Outreach & Community

Both in 2022 and in 2023 I participated in organizing the undergraduate hackaton Astromatic at Montreal University’s CIELA institute. This is an intensive one-week event where teams of undergrads engage in friendly competition, solving actual astrophysics problems through machine learning. In the first edition of the even I was a judge for the hackaton’s projects. For the second edition I gave a lecture on graph neural networks.

As a byproduct of my work on using generative adversarial networks (GANs) to measure simulation realism from the comparison of real images and mock images, I launched a website featuring early generative AI art: 10nebulae.art. This is a reflection on the genre of “artist’s impression” in the age of deep learning.

As a novel way to engage with online outreach I joined the prediction market website Manifold, who hosts a rapidly growing community largely concerned with the impact of AI on science and society at large. My contributions reached about 500 users, who engaged with questions such as Will interpretability be commonplace in physics papers relying on machine learning by the end of 2025? or Conditional on a major breakthrough happening in physics thanks to AI, will it be due to deep learning?”.

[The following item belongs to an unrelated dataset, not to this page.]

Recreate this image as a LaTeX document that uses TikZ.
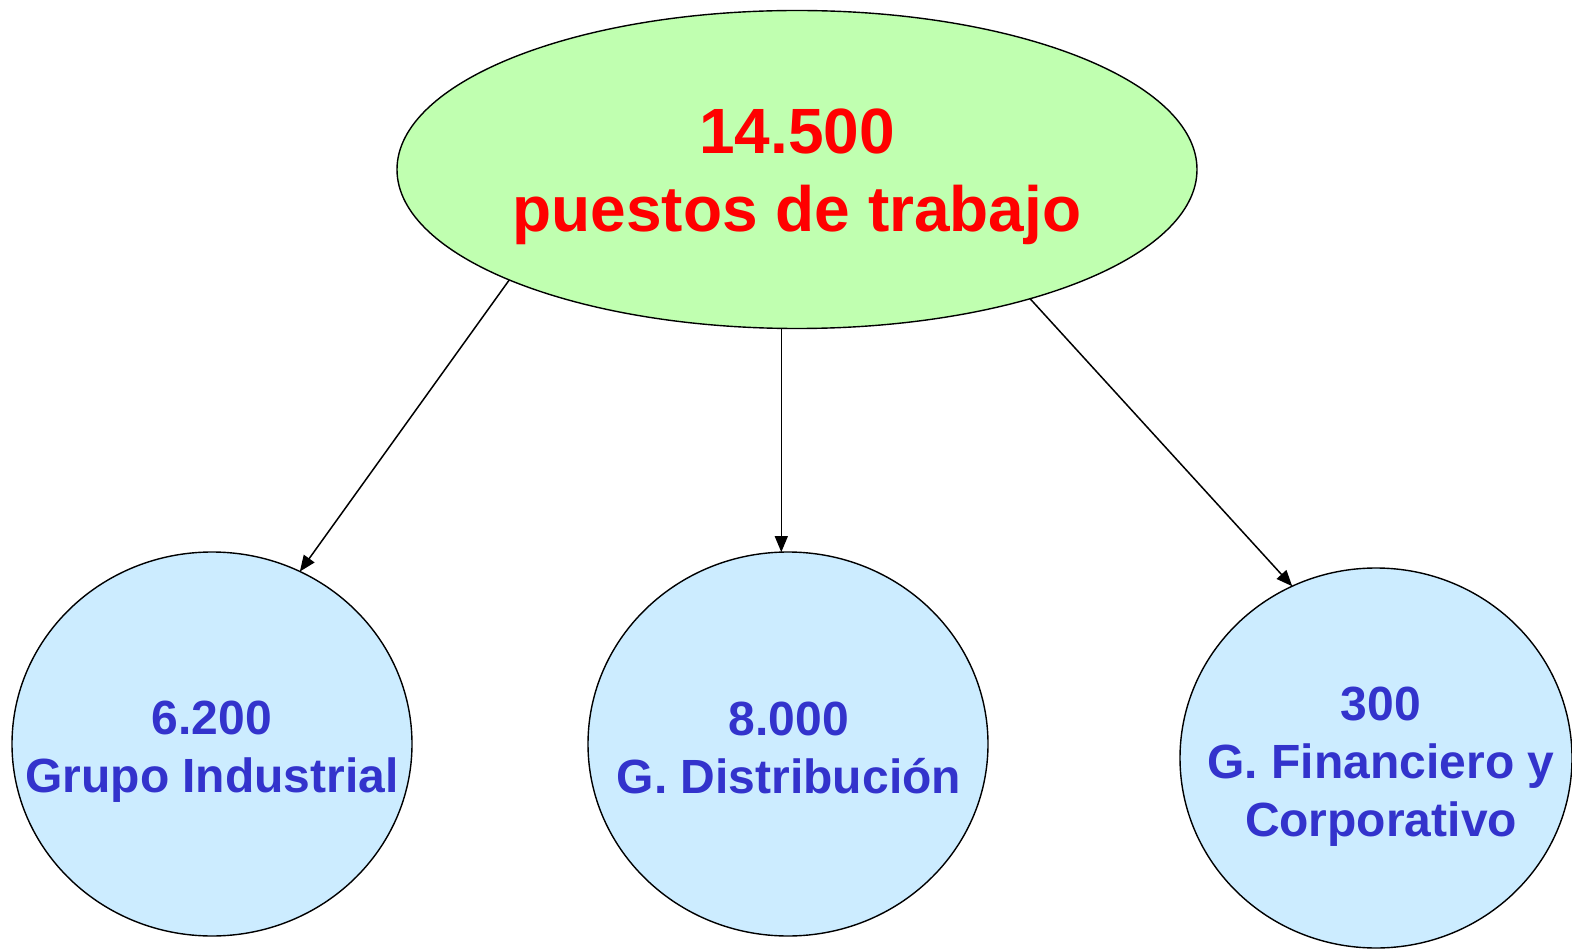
\documentclass[tikz,border=0pt]{standalone}
\usepackage{fontspec}
\setmainfont{Liberation Sans}
\usetikzlibrary{shapes.geometric,arrows.meta}
\definecolor{topfill}{RGB}{192,255,176}
\definecolor{subfill}{RGB}{204,236,255}
\definecolor{bluetext}{RGB}{51,51,204}
\definecolor{redtext}{RGB}{255,0,0}
\tikzset{
  shapebox/.style={ellipse,draw=black,line width=1.4pt,inner sep=0pt,outer sep=0pt},
  topshape/.style={shapebox,fill=topfill,minimum width=800pt,minimum height=318pt},
  subshape/.style={shapebox,fill=subfill},
  redlabel/.style={text=redtext,font=\fontsize{64}{78}\selectfont\bfseries,align=center,inner sep=0pt},
  bluelabel/.style={text=bluetext,font=\fontsize{48}{58}\selectfont\bfseries,align=center,inner sep=0pt},
  conn/.style={draw=black,line width=1.5pt,-{Triangle[length=16pt,width=13pt]}}
}
\begin{document}
\begin{tikzpicture}[x=1pt,y=-1pt]
\useasboundingbox[fill=white] (0,0) rectangle (1572,949);
\node[topshape] (top) at (797,169.5) {};
\node[subshape,minimum width=400pt,minimum height=384pt] (left) at (212,744) {};
\node[subshape,minimum width=400pt,minimum height=384pt] (mid) at (788,744) {};
\node[subshape,minimum width=392pt,minimum height=380pt] (right) at (1376,758) {};
\node[redlabel] (toptext) at (797,177) {14.500\\puestos de trabajo};
\node[bluelabel] (lefttext) at (212,752) {6.200\\Grupo Industrial};
\node[bluelabel] (midtext) at (789,748) {8.000\\G. Distribución};
\node[bluelabel] (righttext) at (1381,766.5) {300\\G. Financiero y\\Corporativo};
\draw[conn] (top.201.1) -- (left.63.3);
\draw[conn] (mid.92.4 |- top.263.5) -- (mid.92.4);
\draw[conn] (top.331.8) -- (right.116.4);
\end{tikzpicture}
\end{document}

I also became a gardener for the innovative online journal Seeds of Science. Seeds of Science (ISSN: 2768-1254) is an open access journal dedicated to nurturing promising ideas and helping them blossom into scientific innovation. Peer review is conducted through voting and commenting by a diverse community of reviewers, or “gardeners”.

Finally, I engaged in direct outreach to the public through my personal blog on Substack, where I cover topics ranging from astronomy, to the application of machine learning to science, to fairness, accountability and transparency in AI.

Responsible AI for science

Machine learning methods are undoubtedly powerful. With great power come great responsibilities. For what pertains the impacts of AI on society at large, concerns can be broadly divided into medium/long term and short term. The burgeoning literature on short term risks and drawbacks points to the possibility that machine learning models perpetuate or even exacerbate societal bias and discrimination, while the long term risks comprise looming technological unemployment and the potential catastrophic misalignment of autonomous agents. I engaged with these topics on my personal blog, e.g. by carrying out one of the first systematic assessments of large language model proficiency in African languages.

In addition to these concerns, I believe it is crucial to address the fact that widespread application of machine learning to science, spearheaded by the torrential influx of new data we are witnessing, may in the medium term transform the very way we do science, for better or for worse.

Will we transition away from our current practices towards an increased reliance on black box algorithms? Is science about just understanding or, specifically, about human understanding? To what degree is artificial intelligence compatible with the scientific method as we know it?

I maintain that an important part of the answer to these questions lies in interpretability. My recent paper, Interpretable Machine Learning for Finding Intermediate-Mass Black Holes, sets the example for what in my opinion is the correct approach to the application of machine learning to astronomy. This involves the use of inherently interpretable machine learning methods where possible, or otherwise at least the application of post-hoc explanations. We laid out guidelines to this effect in Constructing Impactful Machine Learning Research for Astronomy: Best Practices for Researchers and Reviewers.

Equity, diversity and inclusion

In my professional journey, I am deeply committed to fostering a research environment where collaboration and mentorship are underpinned by a profound respect for the individual. My approach is characterized by an unwavering dedication to empathy and respect—values I consider non-negotiable in both personal interactions and professional endeavors.

My experiences as a parent to a child with disabilities have endowed me with a profound appreciation for the richly varied experiences of neurodivergent individuals. This intimate perspective has not only attuned me to the challenges they may encounter but has also illuminated the remarkable triumphs that can be achieved. Through this personal lens, I approach my professional responsibilities with an enhanced commitment to inclusivity, adaptability, and the celebration of diverse talents and perspectives.

By integrating these principles into my daily practice, I strive to lead by example and inspire those around me to embrace a culture where every challenge is met with kindness and every achievement is celebrated as a testament to our shared humanity.